#### Your objective:
Could you copy exactly the lines from the start of the records through the one containing "const yTitle = 'Tiempo", both included, and leave out the pictures?

#### Entries with chart source code:
+ + + + +

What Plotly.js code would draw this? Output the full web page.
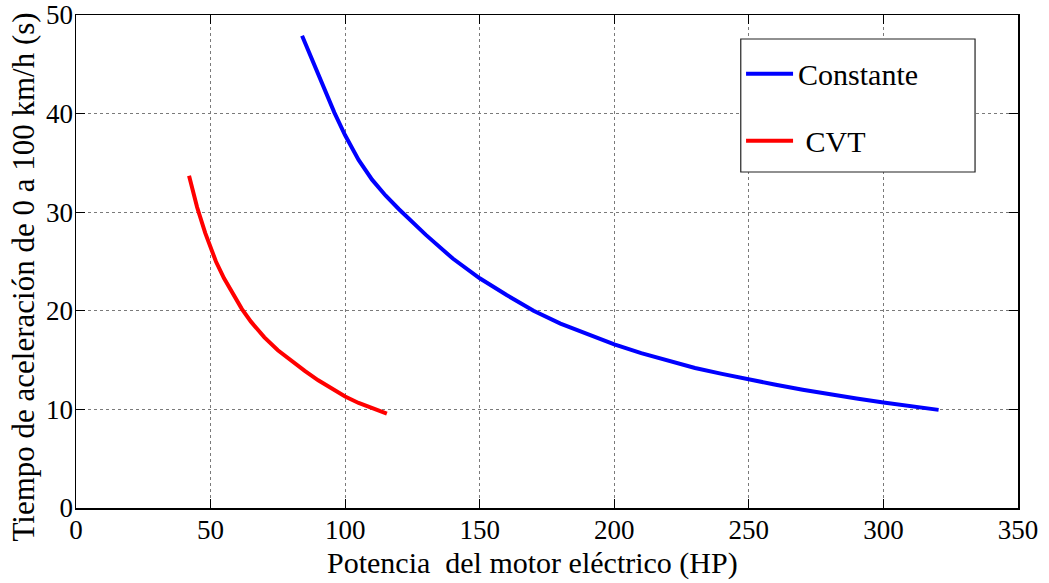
<!DOCTYPE html>
<html>
<head>
<meta charset="utf-8">
<script src="https://cdn.plot.ly/plotly-3.0.1.min.js"></script>
<style>html,body{margin:0;padding:0;background:#fff}#chart{width:1049px;height:583px}</style>
</head>
<body>
<div id="chart"></div>
<script>
const constanteX = [84, 88, 92, 96, 100, 105, 110, 115, 120, 130, 140, 150, 160, 170, 180, 190, 200, 210, 220, 230, 240, 250, 260, 270, 280, 290, 300, 310, 320.5];
const constanteY = [47.9, 45.3, 42.7, 40.1, 37.8, 35.3, 33.3, 31.7, 30.3, 27.7, 25.3, 23.3, 21.6, 20.0, 18.7, 17.6, 16.6, 15.7, 14.9, 14.2, 13.6, 13.0, 12.5, 12.0, 11.5, 11.1, 10.7, 10.3, 9.95];
const cvtX = [42, 45, 48, 50, 52, 55, 58, 61.6, 65, 70, 75, 80, 85, 90, 95, 100, 105, 110, 115.5];
const cvtY = [33.7, 30.5, 27.9, 26.4, 25.0, 23.3, 21.8, 20.2, 18.9, 17.3, 16.0, 14.9, 13.9, 12.95, 12.1, 11.3, 10.65, 10.1, 9.56];
const xTicks = [0, 50, 100, 150, 200, 250, 300, 350];
const yTicks = [0, 10, 20, 30, 40, 50];
const seriesNames = ['Constante', ' CVT'];
const xTitle = 'Potencia  del motor eléctrico (HP)';
const yTitle = 'Tiempo de aceleración de 0 a 100 km/h (s)';

const FONT = 'Liberation Serif';
const traces = [
  {x: constanteX, y: constanteY, mode: 'lines', name: seriesNames[0], legendgroup: 'a',
   line: {color: '#0000ff', width: 4}},
  {x: cvtX, y: cvtY, mode: 'lines', name: seriesNames[1], legendgroup: 'b',
   line: {color: '#ff0000', width: 4}}
];
function axisCommon() {
  return {
    showline: true, linecolor: '#000', linewidth: 1.5, mirror: 'ticks',
    ticks: 'inside', ticklen: 9, tickwidth: 1, tickcolor: '#000',
    showgrid: true, gridcolor: '#7a7a7a', gridwidth: 1, griddash: 'dot',
    zeroline: false, ticklabeloverflow: 'allow',
    tickfont: {family: FONT, size: 27, color: '#000'}
  };
}
const layout = {
  width: 1049, height: 583,
  margin: {l: 76, r: 31, t: 15, b: 75},
  paper_bgcolor: '#fff', plot_bgcolor: '#fff',
  font: {family: FONT, size: 30, color: '#000'},
  showlegend: true,
  legend: {
    x: 0.706, y: 0.9338, xanchor: 'left', yanchor: 'top',
    bgcolor: 'rgba(0,0,0,0)', borderwidth: 0,
    font: {family: FONT, size: 30, color: '#000'},
    tracegroupgap: 25, traceorder: 'grouped', itemwidth: 47
  },
  shapes: [{
    type: 'rect', xref: 'paper', yref: 'paper', layer: 'above',
    x0: 0.7057, x1: 0.9544, y0: 0.6815, y1: 0.9513,
    line: {color: '#222', width: 1.2}, fillcolor: '#fff'
  }],
  annotations: [
    {text: xTitle, xref: 'paper', yref: 'paper', x: 0.4846, y: -0.1116,
     xanchor: 'center', yanchor: 'middle', showarrow: false,
     font: {family: FONT, size: 30, color: '#000'}},
    {text: yTitle, xref: 'paper', yref: 'paper', x: -0.0552, y: 0.4675,
     xanchor: 'center', yanchor: 'middle', showarrow: false, textangle: -90,
     font: {family: FONT, size: 31, color: '#000'}}
  ],
  xaxis: Object.assign(axisCommon(), {
    range: [0, 350], tickvals: xTicks, ticktext: xTicks.map(String), ticklabelstandoff: -3
  }),
  yaxis: Object.assign(axisCommon(), {
    range: [0, 50], tickvals: yTicks, ticktext: yTicks.map(String), ticklabelstandoff: -4
  })
};
Plotly.newPlot('chart', traces, layout, {displayModeBar: false, staticPlot: true});
</script>
</body>
</html>
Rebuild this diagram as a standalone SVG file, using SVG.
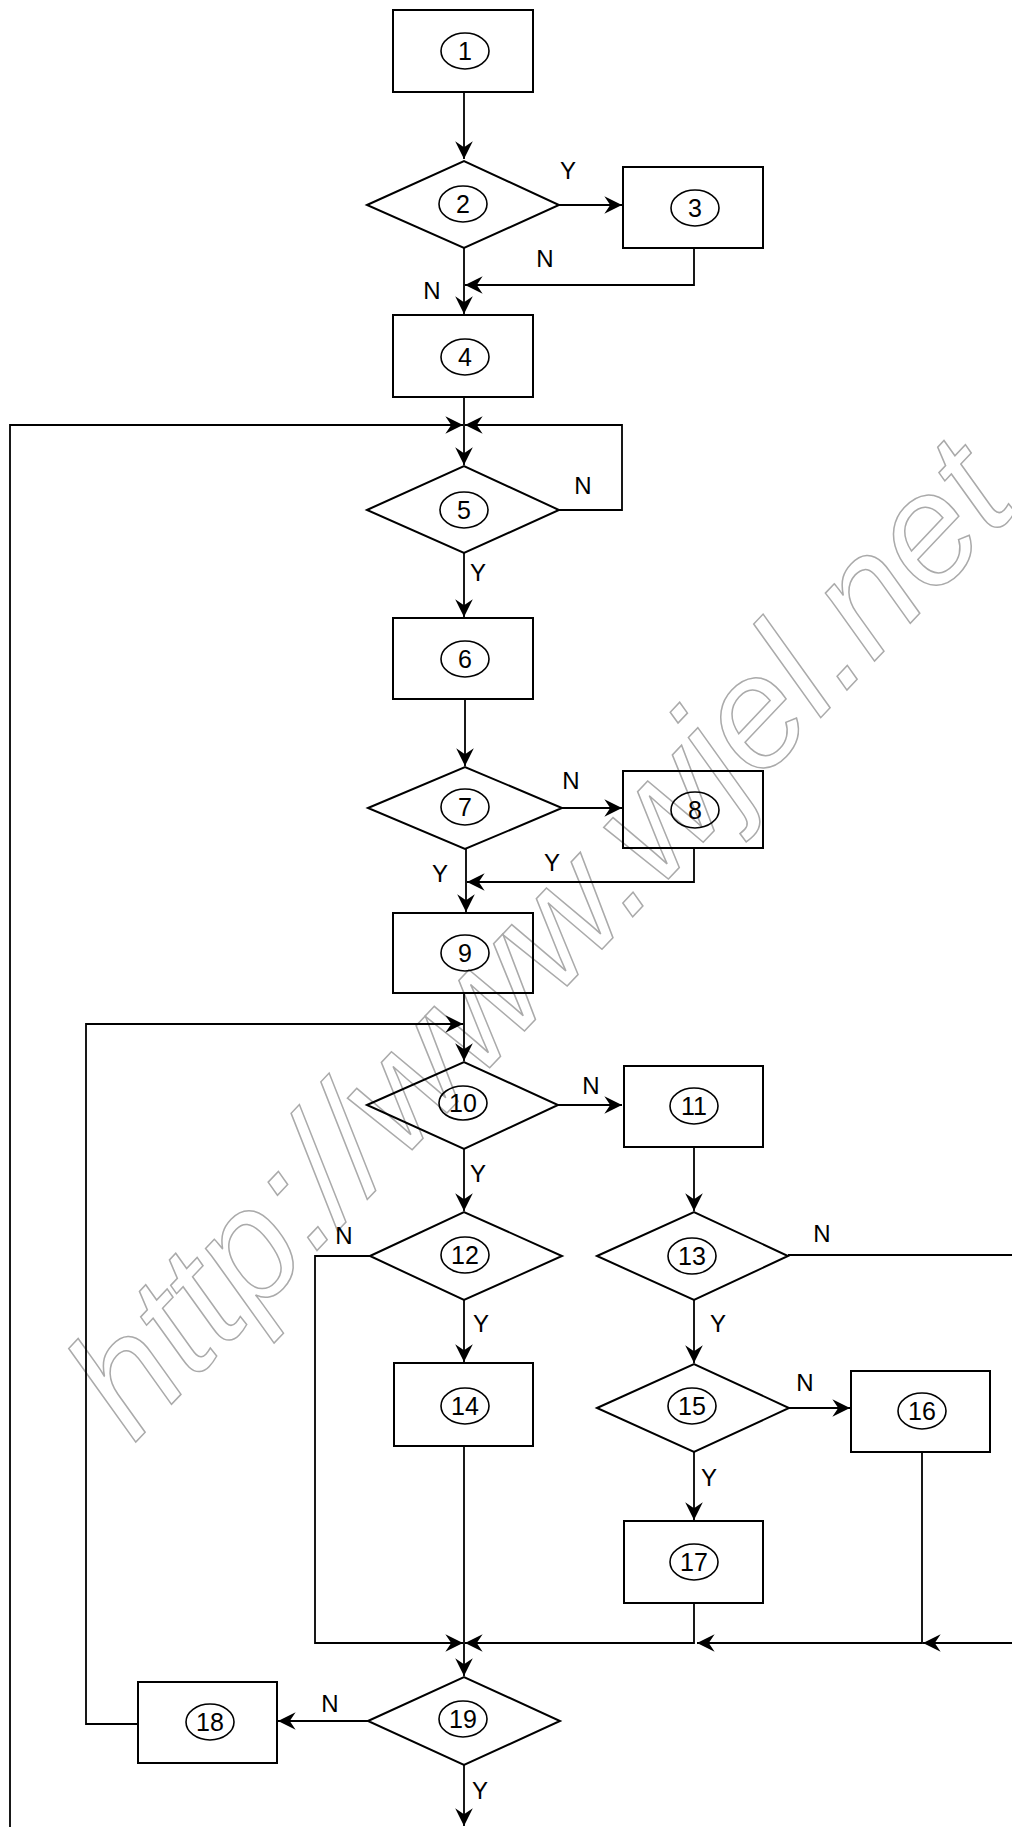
<svg xmlns="http://www.w3.org/2000/svg" width="1012" height="1827" viewBox="0 0 1012 1827">
<style>
.n{fill:none;stroke:#000;stroke-width:2}
.e{fill:none;stroke:#000;stroke-width:1.6}
.t{font-family:"Liberation Sans",Arial,sans-serif;font-size:24px;fill:#000;text-anchor:middle}
.d{font-size:25px}
.c{fill:none;stroke:#000;stroke-width:1.8}
.wm{font-family:"Liberation Sans",Arial,sans-serif;font-style:italic;font-size:156px;fill:none;stroke:#aaaaaa;stroke-width:1.5}
</style>
<defs>
<marker id="a" markerUnits="userSpaceOnUse" markerWidth="20" markerHeight="20" viewBox="-16 -8 17 16" refX="0" refY="0" orient="auto">
<path d="M0,0 L-15,-7.5 L-10,0 L-15,7.5 Z" fill="#000"/>
</marker>
</defs>
<rect width="1012" height="1827" fill="#fff"/>
<g id="watermark">
<text class="wm" transform="translate(134,1444) rotate(-46.6)">http://www.wjel.net</text>
</g>
<g id="connectors">
<path class="c" d="M464,92V159" marker-end="url(#a)"/>
<path class="c" d="M559,205H622" marker-end="url(#a)"/>
<path class="c" d="M694,248V285H465" marker-end="url(#a)"/>
<path class="c" d="M464,248V314" marker-end="url(#a)"/>
<path class="c" d="M464,397V465" marker-end="url(#a)"/>
<path class="c" d="M10,1827V425H463" marker-end="url(#a)"/>
<path class="c" d="M559,510H622V425H465" marker-end="url(#a)"/>
<path class="c" d="M464,553V617" marker-end="url(#a)"/>
<path class="c" d="M465,699V766" marker-end="url(#a)"/>
<path class="c" d="M562,808H622" marker-end="url(#a)"/>
<path class="c" d="M694,848V882H467" marker-end="url(#a)"/>
<path class="c" d="M466,849V912" marker-end="url(#a)"/>
<path class="c" d="M464,993V1061" marker-end="url(#a)"/>
<path class="c" d="M138,1724H86V1024H463" marker-end="url(#a)"/>
<path class="c" d="M558,1105H622" marker-end="url(#a)"/>
<path class="c" d="M464,1149V1211" marker-end="url(#a)"/>
<path class="c" d="M694,1147V1211" marker-end="url(#a)"/>
<path class="c" d="M370,1256H315V1643H463" marker-end="url(#a)"/>
<path class="c" d="M788,1255H1012"/>
<path class="c" d="M1012,1643H923" marker-end="url(#a)"/>
<path class="c" d="M464,1300V1362" marker-end="url(#a)"/>
<path class="c" d="M694,1300V1363" marker-end="url(#a)"/>
<path class="c" d="M789,1408H850" marker-end="url(#a)"/>
<path class="c" d="M694,1452V1520" marker-end="url(#a)"/>
<path class="c" d="M464,1446V1676" marker-end="url(#a)"/>
<path class="c" d="M694,1603V1643H465" marker-end="url(#a)"/>
<path class="c" d="M922,1452V1643H697" marker-end="url(#a)"/>
<path class="c" d="M368,1721H278" marker-end="url(#a)"/>
<path class="c" d="M464,1765V1826" marker-end="url(#a)"/>
<text class="t" x="568" y="179">Y</text>
<text class="t" x="545" y="267">N</text>
<text class="t" x="432" y="299">N</text>
<text class="t" x="583" y="494">N</text>
<text class="t" x="478" y="581">Y</text>
<text class="t" x="571" y="789">N</text>
<text class="t" x="552" y="871">Y</text>
<text class="t" x="440" y="882">Y</text>
<text class="t" x="591" y="1094">N</text>
<text class="t" x="478" y="1182">Y</text>
<text class="t" x="344" y="1244">N</text>
<text class="t" x="822" y="1242">N</text>
<text class="t" x="481" y="1332">Y</text>
<text class="t" x="718" y="1332">Y</text>
<text class="t" x="805" y="1391">N</text>
<text class="t" x="709" y="1486">Y</text>
<text class="t" x="330" y="1712">N</text>
<text class="t" x="480" y="1799">Y</text>
</g>
<g id="n1"><rect class="n" x="393" y="10" width="140" height="82"/><ellipse class="e" cx="465" cy="51" rx="24" ry="18"/><text class="t d" x="465" y="60">1</text></g>
<g id="n2"><polygon class="n" points="367,205 464,161 559,205 464,248"/><ellipse class="e" cx="463" cy="204" rx="24" ry="18"/><text class="t d" x="463" y="213">2</text></g>
<g id="n3"><rect class="n" x="623" y="167" width="140" height="81"/><ellipse class="e" cx="695" cy="208" rx="24" ry="18"/><text class="t d" x="695" y="217">3</text></g>
<g id="n4"><rect class="n" x="393" y="315" width="140" height="82"/><ellipse class="e" cx="465" cy="357" rx="24" ry="18"/><text class="t d" x="465" y="366">4</text></g>
<g id="n5"><polygon class="n" points="367,510 464,466 559,510 464,553"/><ellipse class="e" cx="464" cy="510" rx="24" ry="18"/><text class="t d" x="464" y="519">5</text></g>
<g id="n6"><rect class="n" x="393" y="618" width="140" height="81"/><ellipse class="e" cx="465" cy="659" rx="24" ry="18"/><text class="t d" x="465" y="668">6</text></g>
<g id="n7"><polygon class="n" points="368,808 465,767 562,808 465,849"/><ellipse class="e" cx="465" cy="807" rx="24" ry="18"/><text class="t d" x="465" y="816">7</text></g>
<g id="n8"><rect class="n" x="623" y="771" width="140" height="77"/><ellipse class="e" cx="695" cy="810" rx="24" ry="18"/><text class="t d" x="695" y="819">8</text></g>
<g id="n9"><rect class="n" x="393" y="913" width="140" height="80"/><ellipse class="e" cx="465" cy="953" rx="24" ry="18"/><text class="t d" x="465" y="962">9</text></g>
<g id="n10"><polygon class="n" points="367,1105 464,1062 558,1105 464,1149"/><ellipse class="e" cx="463" cy="1103" rx="24" ry="17"/><text class="t d" x="463" y="1112">10</text></g>
<g id="n11"><rect class="n" x="624" y="1066" width="139" height="81"/><ellipse class="e" cx="694" cy="1106" rx="24" ry="18"/><text class="t d" x="694" y="1115">11</text></g>
<g id="n12"><polygon class="n" points="370,1256 464,1212 562,1256 464,1300"/><ellipse class="e" cx="465" cy="1255" rx="24" ry="18"/><text class="t d" x="465" y="1264">12</text></g>
<g id="n13"><polygon class="n" points="597,1256 694,1212 788,1256 694,1300"/><ellipse class="e" cx="692" cy="1256" rx="24" ry="18"/><text class="t d" x="692" y="1265">13</text></g>
<g id="n14"><rect class="n" x="394" y="1363" width="139" height="83"/><ellipse class="e" cx="465" cy="1406" rx="24" ry="18"/><text class="t d" x="465" y="1415">14</text></g>
<g id="n15"><polygon class="n" points="597,1408 694,1364 789,1408 694,1452"/><ellipse class="e" cx="692" cy="1406" rx="24" ry="18"/><text class="t d" x="692" y="1415">15</text></g>
<g id="n16"><rect class="n" x="851" y="1371" width="139" height="81"/><ellipse class="e" cx="922" cy="1411" rx="24" ry="18"/><text class="t d" x="922" y="1420">16</text></g>
<g id="n17"><rect class="n" x="624" y="1521" width="139" height="82"/><ellipse class="e" cx="694" cy="1562" rx="24" ry="18"/><text class="t d" x="694" y="1571">17</text></g>
<g id="n18"><rect class="n" x="138" y="1682" width="139" height="81"/><ellipse class="e" cx="210" cy="1722" rx="24" ry="18"/><text class="t d" x="210" y="1731">18</text></g>
<g id="n19"><polygon class="n" points="368,1721 464,1677 560,1721 464,1765"/><ellipse class="e" cx="463" cy="1719" rx="24" ry="18"/><text class="t d" x="463" y="1728">19</text></g>
</svg>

+ + + + +

#### Answer to the problem:
What Plotly.js code would draw this? Output the full web page.
<!DOCTYPE html>
<html>
<head>
<meta charset="utf-8">
<script src="https://cdn.plot.ly/plotly-3.0.1.min.js"></script>
<style>html,body{margin:0;padding:0;background:#fff}#chart{width:1049px;height:583px}</style>
</head>
<body>
<div id="chart"></div>
<script>
const constanteX = [84, 88, 92, 96, 100, 105, 110, 115, 120, 130, 140, 150, 160, 170, 180, 190, 200, 210, 220, 230, 240, 250, 260, 270, 280, 290, 300, 310, 320.5];
const constanteY = [47.9, 45.3, 42.7, 40.1, 37.8, 35.3, 33.3, 31.7, 30.3, 27.7, 25.3, 23.3, 21.6, 20.0, 18.7, 17.6, 16.6, 15.7, 14.9, 14.2, 13.6, 13.0, 12.5, 12.0, 11.5, 11.1, 10.7, 10.3, 9.95];
const cvtX = [42, 45, 48, 50, 52, 55, 58, 61.6, 65, 70, 75, 80, 85, 90, 95, 100, 105, 110, 115.5];
const cvtY = [33.7, 30.5, 27.9, 26.4, 25.0, 23.3, 21.8, 20.2, 18.9, 17.3, 16.0, 14.9, 13.9, 12.95, 12.1, 11.3, 10.65, 10.1, 9.56];
const xTicks = [0, 50, 100, 150, 200, 250, 300, 350];
const yTicks = [0, 10, 20, 30, 40, 50];
const seriesNames = ['Constante', ' CVT'];
const xTitle = 'Potencia  del motor eléctrico (HP)';
const yTitle = 'Tiempo de aceleración de 0 a 100 km/h (s)';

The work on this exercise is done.